The entire Example + Solution is as follows:
Example 5.2 Incoming telephone calls to an operator are assumed to be a Poisson process with parameter λ. Find the density function of the length of time for n calls to be received, and find the mean time and variance of the random variable of the length of time for $n$ calls.

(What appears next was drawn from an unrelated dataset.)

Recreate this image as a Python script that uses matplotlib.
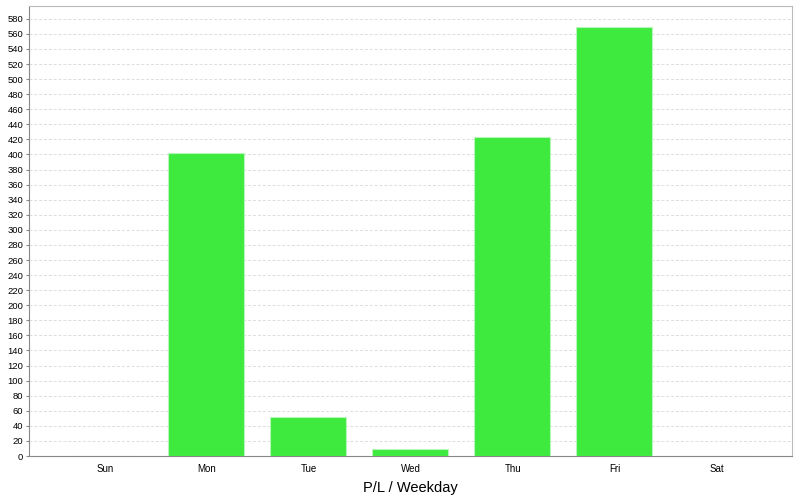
import numpy as np
import matplotlib.pyplot as plt

# P/L per weekday
days = ['Sun', 'Mon', 'Tue', 'Wed', 'Thu', 'Fri', 'Sat']
pnl = [0, 401.5, 51.5, 9.7, 423, 569]

# plot
fig = plt.figure(figsize=(8, 5), dpi=100)
ax = fig.add_axes([0.036, 0.088, 0.954, 0.9])
plt.rcParams['font.family'] = 'Liberation Sans'

x = np.arange(len(days))
vals = pnl + [0]
ax.bar(x - 0.01, vals, width=0.745, color='#3eea3e', edgecolor='#b8f5b8', linewidth=0.8, zorder=3)

ax.set_xlim(-0.745, 6.735)
ax.set_ylim(0, 597)
ax.set_yticks(np.arange(0, 581, 20))
ax.set_xticks(x)
ax.set_xticklabels(days, fontsize=7, family='Liberation Sans')
for lbl in ax.get_yticklabels():
    lbl.set_fontsize(6.8)
    lbl.set_family('Liberation Sans')
ax.tick_params(axis='y', length=2, pad=2, color='#888888')
ax.tick_params(axis='x', length=0, pad=6)

ax.grid(axis='y', linestyle=(0, (3, 2)), color='#dddddd', linewidth=0.7, zorder=0)
for s in ['left', 'bottom']:
    ax.spines[s].set_color('#888888')
for s in ['top', 'right']:
    ax.spines[s].set_color('#bbbbbb')

ax.set_xlabel('P/L / Weekday', fontsize=10.5, family='Liberation Sans', labelpad=5)

plt.savefig('out.png', dpi=100)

We are now interested in the time $T_n$, which is the earliest time at which the random variable $N(t) = n$ occurs, and its distribution. The probability distribution of the random variable Tn is given by
$\begin{equation} \begin{split} F(t) &= P\{T_n≤t\} \\ &= P\{\text{n or more calls have arrived in the time interval} (0, t)\} \\ &= p_n(t)+p_{n+1}(t)+ ···\\ &= \sum^{∞}_{r=n} p_r(t) \\ &= \sum^{∞}_{r=n} \frac{(λt)^r e^{−λt}}{r!} \end{split} \end{equation}$
using (5.1). The corresponding density function is
$$ f(t)=\frac{dF(t)}{dt}=\sum_{r=n}^{\infty}[\frac{\lambda(\lambda t)^{r-1}e^{-\lambda t}}{(r-1)!} - \frac{\lambda(\lambda t)^re^{-\lambda t}}{r!}] = \frac{\lambda(\lambda t)^{n-1}e^{-\lambda t}}{(n-1)!} $$
Thank you in advance!
Rewrite the sum as
$$ \sum_{r=n}^{\infty}[\frac{\lambda(\lambda t)^{r-1}e^{-\lambda t}}{(r-1)!} - \frac{\lambda(\lambda t)^re^{-\lambda t}}{r!}] = \sum_{r=n}^{\infty}\frac{\lambda(\lambda t)^{r-1}e^{-\lambda t}}{(r-1)!} - \sum_{r=n}^{\infty}\frac{\lambda(\lambda t)^re^{-\lambda t}}{r!}$$
(it is absolutely convergent, so the rearrangement is legal).
Observe that the first sum is
$$ \sum_{r=n}^{\infty}\frac{\lambda(\lambda t)^{r-1}e^{-\lambda t}}{(r-1)!} = \sum_{r=n-1}^{\infty}\frac{\lambda(\lambda t)^{r}e^{-\lambda t}}{(r)!} = \frac{\lambda(\lambda t)^{n-1}e^{-\lambda t}}{(n-1)!} + \sum_{r=n}^{\infty}\frac{\lambda(\lambda t)^{r}e^{-\lambda t}}{(r)!} $$
So both infinite summations are identical and cancel each out.